4 Ağustos 2009 Salı

Doğduğumdan beri yanımda olan biri var, üç yaşındayken el ele tutuşup ailemize koşarak “Evlencez biiiiiz!” diye haykırdığımız, şu an farklı şehirlerde okumamıza rağmen sürekli görüştüğümüz biri. Ailelerimiz dost olduğu için ayrılmadık şimdiye kadar, her hafta pikniğe gittiğimizi, beraber tatile çıktığımızı falan hatırlarım. Askeri bi yerde de akşam yemeği yerdik sürekli, onun tuvaletiyse öyle bi yerdeydi ki, yukardaki tenis kortuna doğru yürüdüğünde tuvaletin üstüne çıkabiliyodun. Bi ritüel haline gelmişti birimiz tuvalete gittiğinde yukarıda saklanıp kozalak atmak. Kapı açıksa kapıdan içeri kadar atardık falan. Sonra yazlık günleri var. Benden 12 yaş büyük iki kuzenimle terasta dans ettiğimiz, soyunma kabinlerinde saçlarını rahat bırakmadığım günler. Sabaha karşı 5’te biten Fatih Ürek konserini bile özlediğimi düşün.

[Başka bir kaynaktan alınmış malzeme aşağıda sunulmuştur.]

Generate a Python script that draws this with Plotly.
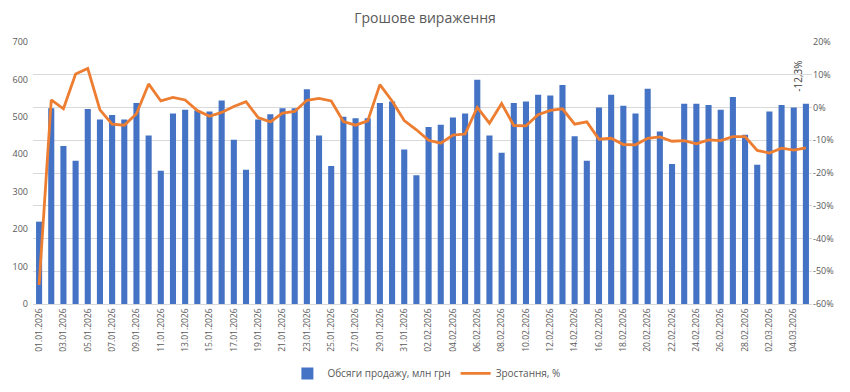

Yukarıda bahsettiğim arkadaşımın lojmanın parkında kaydıraktan düşüp kafasını yardığı an; kanı görünce beynine doğru bi delik açıldığını ve beynini gördüğümü sanmıştım. Yemek yemek istemediğimde ağzımda bekletip en beklemediği anda babaannemin suratına püskürttüğüm günler var bir de. (çok masum değildim evet.)
Çok özlüyorum çocukluğumu. Keşke bütün anılar bi zaman diliminde sürekli devam ediyor, tekrar tekrar yaşanıyor olsa ve istediğim anda ziyaret edebilsem.

Kardeşim yine pamukla terliğinin altını siliyor şu anda, kessem iyi olur. Oha.